_DATASET SECTION_
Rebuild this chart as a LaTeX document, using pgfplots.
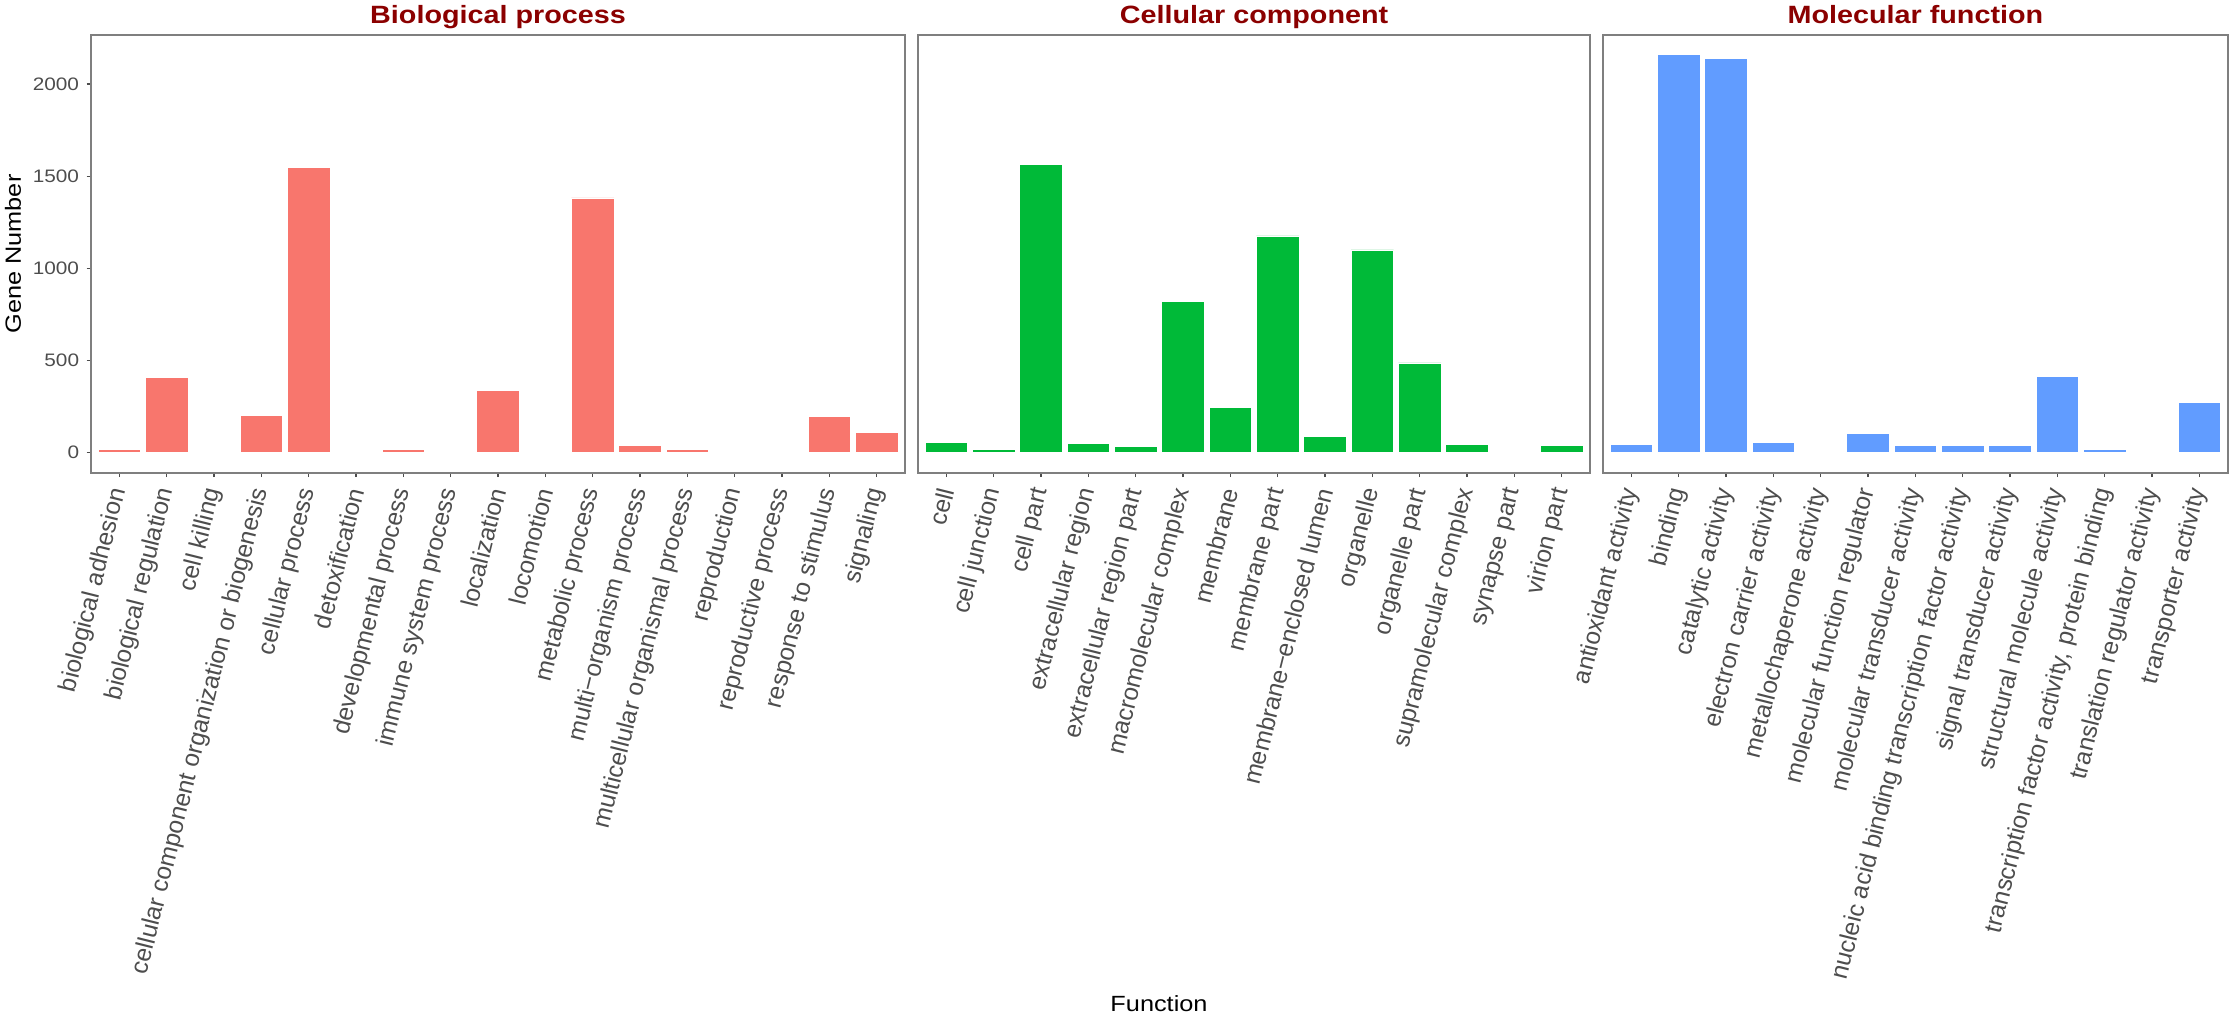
\documentclass[border=0pt]{standalone}
\usepackage{fontspec}
\setmainfont{Liberation Sans}[FakeStretch=1.15]
\newfontfamily\xfont{Liberation Sans}
\usepackage{pgfplots}
\pgfplotsset{compat=1.18}
\definecolor{cBP}{HTML}{F8766D}
\definecolor{cCC}{HTML}{00BA38}
\definecolor{cMF}{HTML}{619CFF}
\definecolor{cTitle}{HTML}{8B0000}
\definecolor{cTick}{HTML}{4D4D4D}
\definecolor{cBorder}{HTML}{7F7F7F}
\pgfplotsset{
  facet/.style={
    scale only axis, height=157.57pt,
    ymin=-108, ymax=2266,
    enlargelimits=false,
    ybar, bar width=0.9,
    axis line style={cBorder, line width=0.72pt},
    tick align=outside, xtick pos=bottom, ytick pos=left,
    major tick length=1.6pt,
    tick style={cTick, line width=0.45pt},
    xticklabel style={font=\xfont\fontsize{8.85}{9}\selectfont, text=cTick, rotate=76, anchor=east, inner sep=0pt},
    xticklabel shift=4pt,
    every axis title/.style={font=\fontsize{9}{10}\selectfont\bfseries, text=cTitle, at={(0.5,1)}, anchor=base, yshift=4.3pt, inner sep=0pt},
    /pgf/number format/assume math mode=true,
    /pgf/number format/1000 sep={},
    yticklabel style={font=\fontsize{6.5}{7}\selectfont, text=cTick, inner sep=0pt, anchor=east},
    yticklabel shift=2.5pt,
    every axis plot/.append style={draw=white, line width=0.3pt},
  }
}
\begin{document}
\begin{tikzpicture}
\useasboundingbox (0,0) rectangle (802.8pt,365.76pt);
% Biological process
\begin{axis}[facet, at={(32.76pt,195.59pt)}, anchor=south west, width=293.08pt,
  xmin=0.4, xmax=17.6, title={Biological process},
  ytick={0,500,1000,1500,2000},
  xtick={1,...,17},
  xticklabels={biological adhesion, biological regulation, cell killing, cellular component organization or biogenesis, cellular process, detoxification, developmental process, immune system process, localization, locomotion, metabolic process, multi−organism process, multicellular organismal process, reproduction, reproductive process, response to stimulus, signaling}]
\addplot[fill=cBP] coordinates {(1,16) (2,408) (3,1) (4,203) (5,1547) (6,1) (7,16) (8,5) (9,337) (10,5) (11,1382) (12,38) (13,20) (14,1) (15,1) (16,196) (17,109)};
\end{axis}
% Cellular component
\begin{axis}[facet, at={(330.48pt,195.59pt)}, anchor=south west, width=241.96pt,
  xmin=0.4, xmax=14.6, title={Cellular component},
  ytick=\empty,
  xtick={1,...,14},
  xticklabels={cell, cell junction, cell part, extracellular region, extracellular region part, macromolecular complex, membrane, membrane part, membrane−enclosed lumen, organelle, organelle part, supramolecular complex, synapse part, virion part}]
\addplot[fill=cCC] coordinates {(1,54) (2,18) (3,1563) (4,51) (5,36) (6,822) (7,246) (8,1176) (9,90) (10,1100) (11,487) (12,47) (13,6) (14,40)};
\end{axis}
% Molecular function
\begin{axis}[facet, at={(577.08pt,195.59pt)}, anchor=south west, width=224.93pt,
  xmin=0.4, xmax=13.6, title={Molecular function},
  ytick=\empty,
  xtick={1,...,13},
  xticklabels={antioxidant activity, binding, catalytic activity, electron carrier activity, metallochaperone activity, molecular function regulator, molecular transducer activity, nucleic acid binding transcription factor activity, signal transducer activity, structural molecule activity, {transcription factor activity, protein binding}, translation regulator activity, transporter activity}]
\addplot[fill=cMF] coordinates {(1,47) (2,2158) (3,2139) (4,58) (5,2) (6,103) (7,38) (8,40) (9,40) (10,415) (11,18) (12,2) (13,272)};
\end{axis}
\node[font=\fontsize{7.92}{9}\selectfont, anchor=base, inner sep=0pt] at (417.24pt,1.44pt) {Function};
\node[font=\fontsize{7.92}{9}\selectfont, rotate=90, anchor=center, inner sep=0pt] at (4.68pt,274.32pt) {Gene Number};
\end{tikzpicture}
\end{document}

_GIVEN REQUEST_
Write the lines above out again exactly, without any of their pictures.

_ANSWER TO THE PROBLEM_
Rebuild this chart as a LaTeX document, using pgfplots.
\documentclass[border=0pt]{standalone}
\usepackage{fontspec}
\setmainfont{Liberation Sans}[FakeStretch=1.15]
\newfontfamily\xfont{Liberation Sans}
\usepackage{pgfplots}
\pgfplotsset{compat=1.18}
\definecolor{cBP}{HTML}{F8766D}
\definecolor{cCC}{HTML}{00BA38}
\definecolor{cMF}{HTML}{619CFF}
\definecolor{cTitle}{HTML}{8B0000}
\definecolor{cTick}{HTML}{4D4D4D}
\definecolor{cBorder}{HTML}{7F7F7F}
\pgfplotsset{
  facet/.style={
    scale only axis, height=157.57pt,
    ymin=-108, ymax=2266,
    enlargelimits=false,
    ybar, bar width=0.9,
    axis line style={cBorder, line width=0.72pt},
    tick align=outside, xtick pos=bottom, ytick pos=left,
    major tick length=1.6pt,
    tick style={cTick, line width=0.45pt},
    xticklabel style={font=\xfont\fontsize{8.85}{9}\selectfont, text=cTick, rotate=76, anchor=east, inner sep=0pt},
    xticklabel shift=4pt,
    every axis title/.style={font=\fontsize{9}{10}\selectfont\bfseries, text=cTitle, at={(0.5,1)}, anchor=base, yshift=4.3pt, inner sep=0pt},
    /pgf/number format/assume math mode=true,
    /pgf/number format/1000 sep={},
    yticklabel style={font=\fontsize{6.5}{7}\selectfont, text=cTick, inner sep=0pt, anchor=east},
    yticklabel shift=2.5pt,
    every axis plot/.append style={draw=white, line width=0.3pt},
  }
}
\begin{document}
\begin{tikzpicture}
\useasboundingbox (0,0) rectangle (802.8pt,365.76pt);
% Biological process
\begin{axis}[facet, at={(32.76pt,195.59pt)}, anchor=south west, width=293.08pt,
  xmin=0.4, xmax=17.6, title={Biological process},
  ytick={0,500,1000,1500,2000},
  xtick={1,...,17},
  xticklabels={biological adhesion, biological regulation, cell killing, cellular component organization or biogenesis, cellular process, detoxification, developmental process, immune system process, localization, locomotion, metabolic process, multi−organism process, multicellular organismal process, reproduction, reproductive process, response to stimulus, signaling}]
\addplot[fill=cBP] coordinates {(1,16) (2,408) (3,1) (4,203) (5,1547) (6,1) (7,16) (8,5) (9,337) (10,5) (11,1382) (12,38) (13,20) (14,1) (15,1) (16,196) (17,109)};
\end{axis}
% Cellular component
\begin{axis}[facet, at={(330.48pt,195.59pt)}, anchor=south west, width=241.96pt,
  xmin=0.4, xmax=14.6, title={Cellular component},
  ytick=\empty,
  xtick={1,...,14},
  xticklabels={cell, cell junction, cell part, extracellular region, extracellular region part, macromolecular complex, membrane, membrane part, membrane−enclosed lumen, organelle, organelle part, supramolecular complex, synapse part, virion part}]
\addplot[fill=cCC] coordinates {(1,54) (2,18) (3,1563) (4,51) (5,36) (6,822) (7,246) (8,1176) (9,90) (10,1100) (11,487) (12,47) (13,6) (14,40)};
\end{axis}
% Molecular function
\begin{axis}[facet, at={(577.08pt,195.59pt)}, anchor=south west, width=224.93pt,
  xmin=0.4, xmax=13.6, title={Molecular function},
  ytick=\empty,
  xtick={1,...,13},
  xticklabels={antioxidant activity, binding, catalytic activity, electron carrier activity, metallochaperone activity, molecular function regulator, molecular transducer activity, nucleic acid binding transcription factor activity, signal transducer activity, structural molecule activity, {transcription factor activity, protein binding}, translation regulator activity, transporter activity}]
\addplot[fill=cMF] coordinates {(1,47) (2,2158) (3,2139) (4,58) (5,2) (6,103) (7,38) (8,40) (9,40) (10,415) (11,18) (12,2) (13,272)};
\end{axis}
\node[font=\fontsize{7.92}{9}\selectfont, anchor=base, inner sep=0pt] at (417.24pt,1.44pt) {Function};
\node[font=\fontsize{7.92}{9}\selectfont, rotate=90, anchor=center, inner sep=0pt] at (4.68pt,274.32pt) {Gene Number};
\end{tikzpicture}
\end{document}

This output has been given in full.